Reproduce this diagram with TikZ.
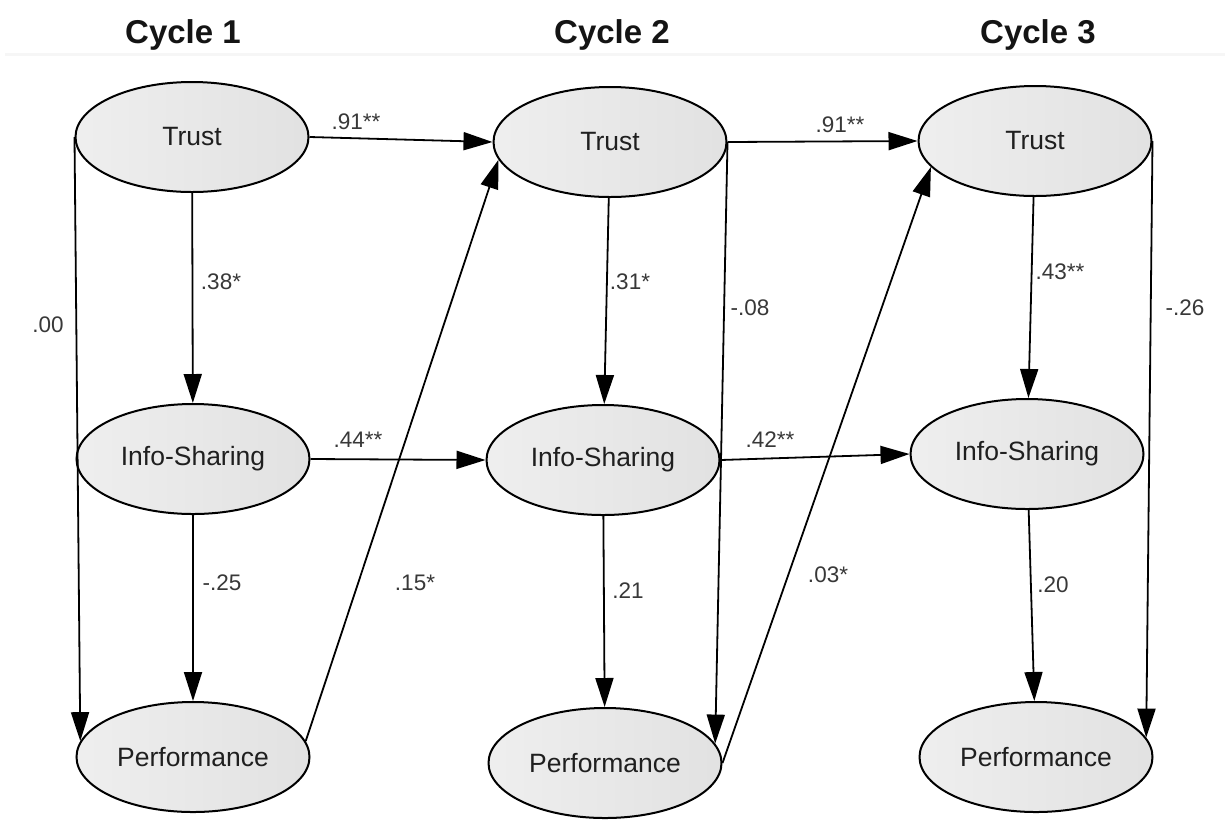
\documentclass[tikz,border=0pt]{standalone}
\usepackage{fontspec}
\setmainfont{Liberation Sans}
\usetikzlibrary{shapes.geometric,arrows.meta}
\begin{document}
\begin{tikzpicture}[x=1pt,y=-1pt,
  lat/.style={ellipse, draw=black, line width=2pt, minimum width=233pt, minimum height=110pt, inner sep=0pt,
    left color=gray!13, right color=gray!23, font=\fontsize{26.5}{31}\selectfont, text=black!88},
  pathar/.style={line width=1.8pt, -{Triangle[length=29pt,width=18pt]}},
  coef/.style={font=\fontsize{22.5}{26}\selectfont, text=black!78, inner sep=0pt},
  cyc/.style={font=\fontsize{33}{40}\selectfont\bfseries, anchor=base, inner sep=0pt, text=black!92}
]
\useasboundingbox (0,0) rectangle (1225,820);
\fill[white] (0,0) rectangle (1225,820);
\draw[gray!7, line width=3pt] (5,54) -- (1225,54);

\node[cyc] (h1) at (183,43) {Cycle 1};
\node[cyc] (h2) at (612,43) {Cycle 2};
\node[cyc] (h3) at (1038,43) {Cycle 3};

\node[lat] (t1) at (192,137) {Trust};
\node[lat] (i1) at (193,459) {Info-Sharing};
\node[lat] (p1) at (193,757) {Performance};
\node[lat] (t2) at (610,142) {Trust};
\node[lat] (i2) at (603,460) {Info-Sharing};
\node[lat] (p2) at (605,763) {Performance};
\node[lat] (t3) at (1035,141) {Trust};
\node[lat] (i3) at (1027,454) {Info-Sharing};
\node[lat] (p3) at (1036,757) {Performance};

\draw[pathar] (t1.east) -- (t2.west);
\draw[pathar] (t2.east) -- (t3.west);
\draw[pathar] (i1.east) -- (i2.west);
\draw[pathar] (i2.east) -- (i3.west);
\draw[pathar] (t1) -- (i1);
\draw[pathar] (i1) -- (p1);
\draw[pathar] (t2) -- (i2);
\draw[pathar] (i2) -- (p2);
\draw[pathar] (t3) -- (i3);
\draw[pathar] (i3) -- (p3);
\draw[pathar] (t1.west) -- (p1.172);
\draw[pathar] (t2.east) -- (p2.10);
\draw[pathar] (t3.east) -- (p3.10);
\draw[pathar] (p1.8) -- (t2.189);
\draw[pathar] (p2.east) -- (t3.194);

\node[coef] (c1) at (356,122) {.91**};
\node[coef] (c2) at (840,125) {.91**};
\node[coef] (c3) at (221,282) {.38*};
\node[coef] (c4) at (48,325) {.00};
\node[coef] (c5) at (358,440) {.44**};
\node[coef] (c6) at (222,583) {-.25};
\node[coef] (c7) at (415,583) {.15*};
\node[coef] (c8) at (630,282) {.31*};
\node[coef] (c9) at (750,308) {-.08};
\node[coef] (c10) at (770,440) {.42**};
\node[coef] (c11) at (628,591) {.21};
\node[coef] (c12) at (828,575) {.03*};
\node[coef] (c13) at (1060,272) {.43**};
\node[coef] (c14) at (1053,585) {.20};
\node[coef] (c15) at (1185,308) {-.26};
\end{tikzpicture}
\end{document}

...

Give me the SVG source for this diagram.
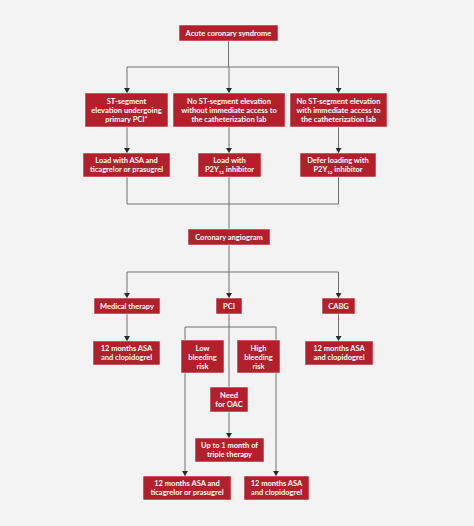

• _Directions for this task_
Restate word for word the part that opens with the line containing "Reproduce this diagram with TikZ." and closes with the line containing "(p3) at (1036,757)", both ends included, and nothing else. Omit any images.

• _Complete answer_
Reproduce this diagram with TikZ.
\documentclass[tikz,border=0pt]{standalone}
\usepackage{fontspec}
\setmainfont{Liberation Sans}
\usetikzlibrary{shapes.geometric,arrows.meta}
\begin{document}
\begin{tikzpicture}[x=1pt,y=-1pt,
  lat/.style={ellipse, draw=black, line width=2pt, minimum width=233pt, minimum height=110pt, inner sep=0pt,
    left color=gray!13, right color=gray!23, font=\fontsize{26.5}{31}\selectfont, text=black!88},
  pathar/.style={line width=1.8pt, -{Triangle[length=29pt,width=18pt]}},
  coef/.style={font=\fontsize{22.5}{26}\selectfont, text=black!78, inner sep=0pt},
  cyc/.style={font=\fontsize{33}{40}\selectfont\bfseries, anchor=base, inner sep=0pt, text=black!92}
]
\useasboundingbox (0,0) rectangle (1225,820);
\fill[white] (0,0) rectangle (1225,820);
\draw[gray!7, line width=3pt] (5,54) -- (1225,54);

\node[cyc] (h1) at (183,43) {Cycle 1};
\node[cyc] (h2) at (612,43) {Cycle 2};
\node[cyc] (h3) at (1038,43) {Cycle 3};

\node[lat] (t1) at (192,137) {Trust};
\node[lat] (i1) at (193,459) {Info-Sharing};
\node[lat] (p1) at (193,757) {Performance};
\node[lat] (t2) at (610,142) {Trust};
\node[lat] (i2) at (603,460) {Info-Sharing};
\node[lat] (p2) at (605,763) {Performance};
\node[lat] (t3) at (1035,141) {Trust};
\node[lat] (i3) at (1027,454) {Info-Sharing};
\node[lat] (p3) at (1036,757) {Performance};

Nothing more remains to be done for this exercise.